If Ripken really wants to return to MLB as a manager then it is time and he needs to step up and say: “I would like to talk to the Nationals about replacing my old boss Davey Johnson. The only way to find out if I have the right plan to be a manager, is to go through process and share my thoughts with the Nationals.”
Thus far he has gone on TV locally in the mid-Atlantic region and then to Chicago for another TV interview. Next up he went national with Rich Eisen and then with Dan Patrick talking about his interest in managing on radio. So, to say he is not looking for a job seems an odd thing to say given the number of times has talked about being a manager.

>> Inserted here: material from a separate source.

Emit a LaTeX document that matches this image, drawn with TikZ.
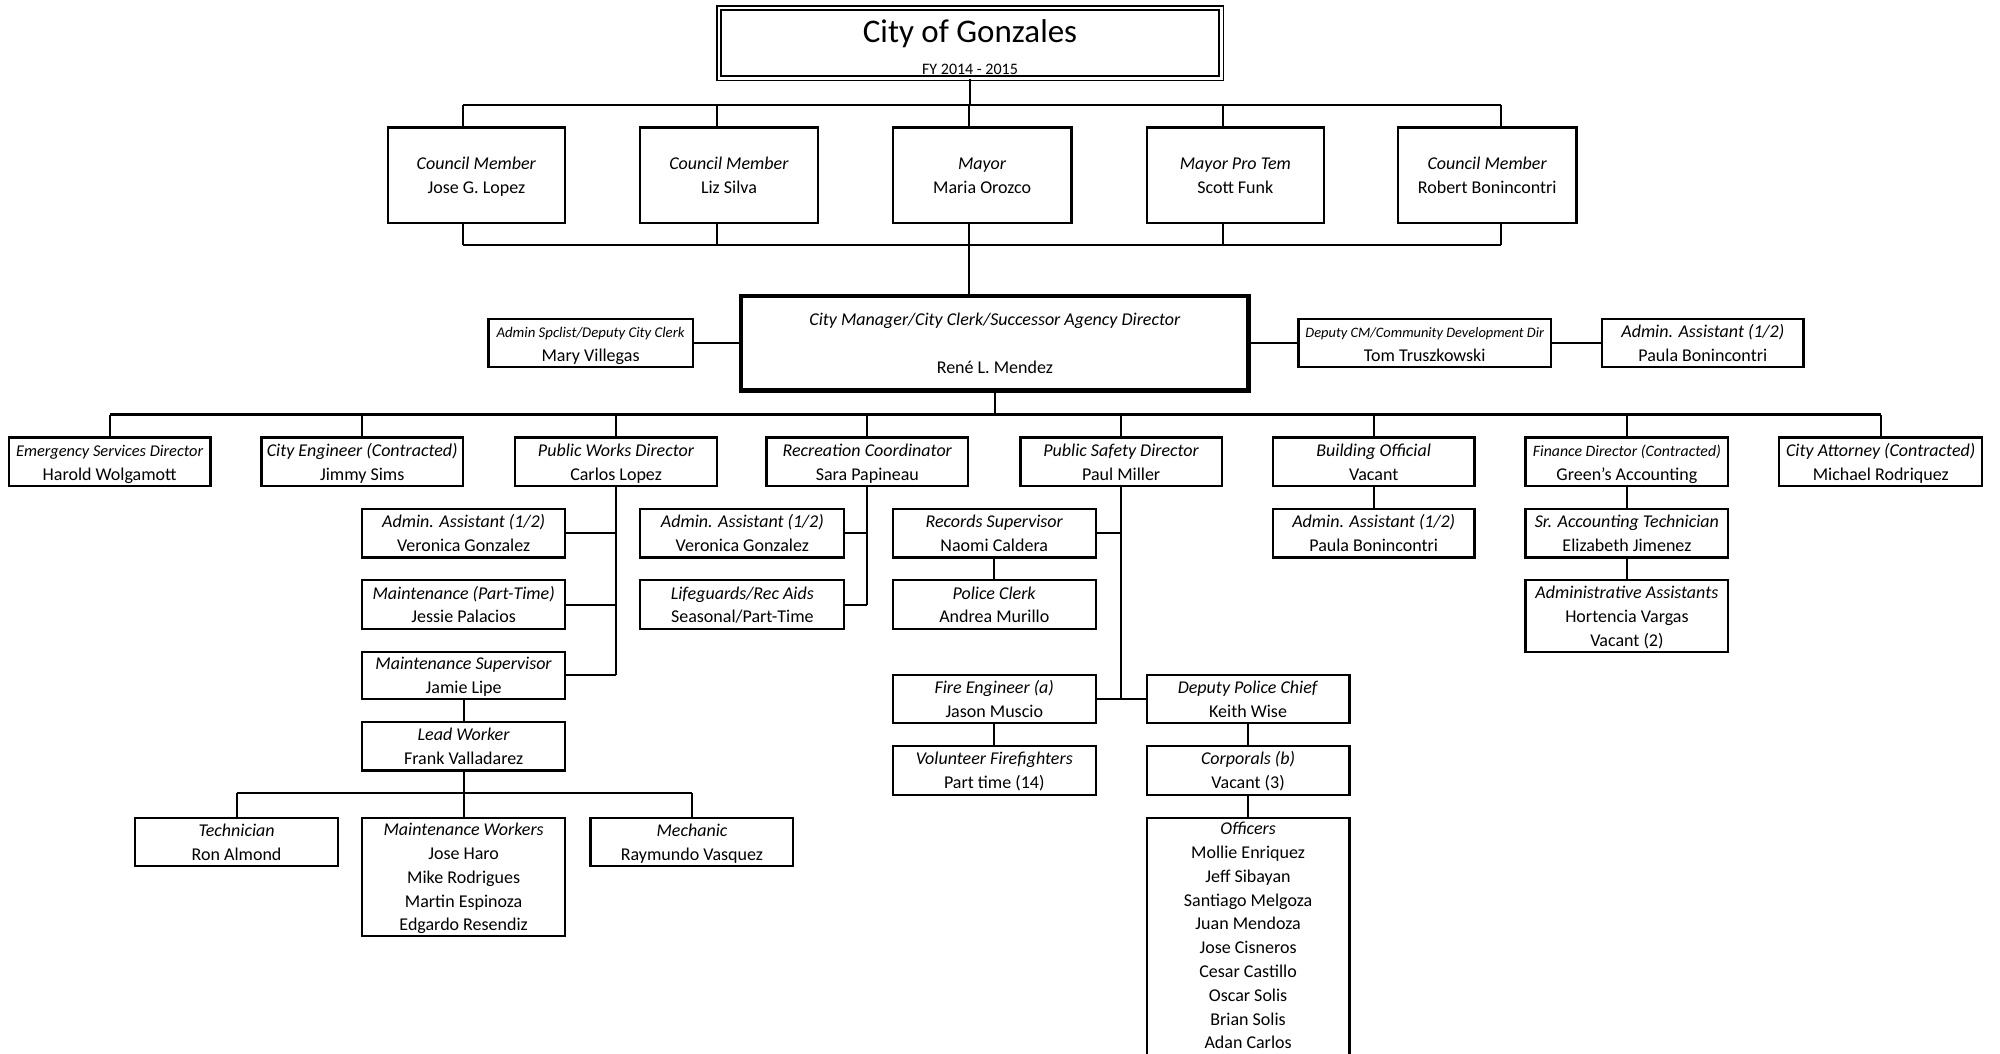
\documentclass[tikz,border=0pt]{standalone}
\usepackage{fontspec}
\setmainfont{Carlito}
\usetikzlibrary{fit}
\newcommand\ob[7][]{\node[box,#1,fit={(#3,#4) (#5,#6)}] (#2) {};
  \node[txt] (#2-t) at ([yshift=-0.8pt]#2.center) {\strut#7\strut};}
\newcommand\smit[2]{{\fontsize{#1}{11.9}\selectfont\itshape #2}}
\begin{document}
\begin{tikzpicture}[x=0.6378pt,y=-0.6378pt,
  box/.style={draw,line width=1.1pt,inner sep=0pt},
  txt/.style={inner sep=0pt,align=center,font=\fontsize{9}{11.9}\selectfont},
  ln/.style={line width=1.1pt}]
\useasboundingbox (0,0) rectangle (1568,826);
\clip (0,0) rectangle (1568,826);
\fill[white] (0,0) rectangle (1568,826);
% title
\node[draw,double,double distance=1.2pt,line width=0.9pt,inner sep=0pt,fit={(563.5,6.5) (957.5,61.5)}] (title) {};
\node[anchor=base,font=\fontsize{16.5}{18}\selectfont] (ttl) at (760.5,33.5) {City of Gonzales};
\node[anchor=base,font=\fontsize{8}{10}\selectfont] (fy) at (760.5,58.5) {FY 2014 - 2015};
% council
\ob{c1}{304}{100}{443}{175}{\textit{Council Member}\\Jose G. Lopez}
\ob{c2}{502}{100}{641}{175}{\textit{Council Member}\\Liz Silva}
\ob{c3}{700}{100}{840}{175}{\textit{Mayor}\\Maria Orozco}
\ob{c4}{899}{100}{1038}{175}{\textit{Mayor Pro Tem}\\Scott Funk}
\ob{c5}{1096}{100}{1236}{175}{\textit{Council Member}\\Robert Bonincontri}
% city manager row
\ob[line width=2.3pt]{cm}{581}{232}{979}{306}{\textit{City Manager/City Clerk/Successor Agency Director}\\[12pt]Ren\'e L. Mendez}
\ob{as}{383}{250}{543}{288}{\smit{7.4}{Admin Spclist/Deputy City Clerk}\\Mary Villegas}
\ob{dcm}{1018}{250}{1216}{288}{\smit{7.2}{Deputy CM/Community Development Dir}\\Tom Truszkowski}
\ob{aa0}{1256}{250}{1414}{288}{\textit{Admin. Assistant (1/2)}\\Paula Bonincontri}
% departments
\ob{d1}{7}{343}{165}{381}{\smit{8.2}{Emergency Services Director}\\Harold Wolgamott}
\ob{d2}{205}{343}{363}{381}{\textit{City Engineer (Contracted)}\\Jimmy Sims}
\ob{d3}{404}{343}{562}{381}{\textit{Public Works Director}\\Carlos Lopez}
\ob{d4}{601}{343}{759}{381}{\textit{Recreation Coordinator}\\Sara Papineau}
\ob{d5}{800}{343}{958}{381}{\textit{Public Safety Director}\\Paul Miller}
\ob{d6}{998}{343}{1156}{381}{\textit{Building Official}\\Vacant}
\ob{d7}{1196}{343}{1355}{381}{\smit{7.9}{Finance Director (Contracted)}\\Green's Accounting}
\ob{d8}{1395}{343}{1554}{381}{\textit{City Attorney (Contracted)}\\Michael Rodriquez}
% public works
\ob{pw1}{284}{399}{443}{437}{\textit{Admin. Assistant (1/2)}\\Veronica Gonzalez}
\ob{pw2}{284}{455}{443}{493}{\textit{Maintenance (Part-Time)}\\Jessie Palacios}
\ob{pw3}{284}{511}{443}{548}{\textit{Maintenance Supervisor}\\Jamie Lipe}
\ob{lw}{284}{566}{443}{604}{\textit{Lead Worker}\\Frank Valladarez}
\ob{tech}{106}{641}{265}{679}{\textit{Technician}\\Ron Almond}
\ob{mw}{284}{641}{443}{734}{\textit{Maintenance Workers}\\Jose Haro\\Mike Rodrigues\\Martin Espinoza\\Edgardo Resendiz}
\ob{mech}{463}{641}{622}{679}{\textit{Mechanic}\\Raymundo Vasquez}
% recreation
\ob{r1}{502}{399}{662}{437}{\textit{Admin. Assistant (1/2)}\\Veronica Gonzalez}
\ob{r2}{502}{455}{662}{493}{\textit{Lifeguards/Rec Aids}\\Seasonal/Part-Time}
% public safety
\ob{ps1}{700}{399}{859}{437}{\textit{Records Supervisor}\\Naomi Caldera}
\ob{ps2}{700}{455}{859}{493}{\textit{Police Clerk}\\Andrea Murillo}
\ob{fe}{700}{529}{859}{567}{\textit{Fire Engineer (a)}\\Jason Muscio}
\ob{vf}{700}{585}{859}{623}{\textit{Volunteer Firefighters}\\Part time (14)}
\ob{dpc}{899}{529}{1058}{567}{\textit{Deputy Police Chief}\\Keith Wise}
\ob{corp}{899}{585}{1058}{623}{\textit{Corporals (b)}\\Vacant (3)}
\node[box,fit={(899,641) (1058,850)}] (off) {};
\node[txt] (off-t) at ([yshift=-1pt]978.5,733) {\strut\textit{Officers}\\Mollie Enriquez\\Jeff Sibayan\\Santiago Melgoza\\Juan Mendoza\\Jose Cisneros\\Cesar Castillo\\Oscar Solis\\Brian Solis\\Adan Carlos\strut};
% building, finance
\ob{bo1}{998}{399}{1156}{437}{\textit{Admin. Assistant (1/2)}\\Paula Bonincontri}
\ob{f1}{1196}{399}{1355}{437}{\textit{Sr. Accounting Technician}\\Elizabeth Jimenez}
\ob{f2}{1196}{455}{1355}{511}{\textit{Administrative Assistants}\\Hortencia Vargas\\Vacant (2)}
% connectors: council
\coordinate (t1) at (363,82); \coordinate (t2) at (562,82); \coordinate (t3) at (760,82);
\coordinate (t4) at (959,82); \coordinate (t5) at (1177,82);
\coordinate (b1) at (363,192); \coordinate (b2) at (562,192); \coordinate (b3) at (760,192);
\coordinate (b4) at (959,192); \coordinate (b5) at (1177,192);
\draw[ln] (title.south) -- (title.south |- t1);
\draw[ln] (t1) -- (t5);
\draw[ln] (b1) -- (b5);
\foreach \i in {1,...,5}{
  \draw[ln] (t\i) -- (t\i |- c\i.north);
  \draw[ln] (b\i) -- (b\i |- c\i.south);
}
\draw[ln] (b3) -- (b3 |- cm.north);
\draw[ln] (as.east) -- (as.east -| cm.west);
\draw[ln] (dcm.west -| cm.east) -- (dcm.west);
\draw[ln] (dcm.east) -- (aa0.west);
% departments
\coordinate (dbus) at (780,325);
\draw[ln] (cm.south) -- (cm.south |- dbus);
\draw[ln] (d1.north |- dbus) -- (d8.north |- dbus);
\foreach \i in {1,...,8}{ \draw[ln] (d\i.north) -- (d\i.north |- dbus); }
% public works
\draw[ln] (d3.south) -- (d3.south |- pw3.east);
\foreach \n in {pw1,pw2,pw3}{ \draw[ln] (\n.east) -- (\n.east -| d3.south); }
\draw[ln] (pw3.south) -- (lw.north);
\coordinate (lwbus) at (363,622);
\draw[ln] (lw.south) -- (lw.south |- lwbus);
\draw[ln] (tech.north |- lwbus) -- (mech.north |- lwbus);
\foreach \n in {tech,mw,mech}{ \draw[ln] (\n.north) -- (\n.north |- lwbus); }
% recreation
\draw[ln] (d4.south) -- (d4.south |- r2.east);
\foreach \n in {r1,r2}{ \draw[ln] (\n.east) -- (\n.east -| d4.south); }
% public safety
\draw[ln] (d5.south) -- (d5.south |- fe.east);
\draw[ln] (ps1.east) -- (ps1.east -| d5.south);
\draw[ln] (ps1.south) -- (ps2.north);
\draw[ln] (fe.east) -- (dpc.west);
\draw[ln] (fe.south) -- (vf.north);
\draw[ln] (dpc.south) -- (corp.north);
\draw[ln] (corp.south) -- (off.north);
% building, finance
\draw[ln] (d6.south) -- (bo1.north);
\draw[ln] (d7.south) -- (f1.north);
\draw[ln] (f1.south) -- (f2.north);
\end{tikzpicture}
\end{document}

There is not an owner, player, broadcaster, writer or fan that does not respect Ripken. However, if he wants a manager job, especially the Nationals job, then he better show it. It is not for President of Baseball Operations and GM Mike Rizzo to pick up the phone and say: “Hey Cal you want come over and talk about taking over our playoff caliber team?”
Over the past two years Ripken has been seen at least 30 games at Nationals Park, hanging out with Rizzo, talking with Ted and Mark Lerner, the teams owners, Johnson, his former Birds skipper, and spending time with all of the players. It is true some of the work was for his job as a broadcaster for TBS, but there was plenty of time Cal just spent down on the Southeast Washington waterfront.
He has no managerial experience so it is up to Cal to convince Rizzo along with team ownership that he can take Washington back to the playoffs this year and for years to come. The Nationals do not need Ripken to sell tickets; they drew over 2.8 million last season and are on target to be hit that number again in 2014.
I have said a number of times that if Ripken wants an interview for the Washington job then he will get it. Rizzo, the Lerner’s and the entire baseball operations group will be happy to hear his thoughts. But it is up to Cal to make the call to the Nationals and not the other way around.
Look, I think Ripken is a great guy and over the years I have enjoyed talking baseball with him. He is a great teacher, good as a mentor to younger players, and might make a good manager for the Nationals. But he needs to show that he wants the gig — show us some of passion you had as a player and fight for the job.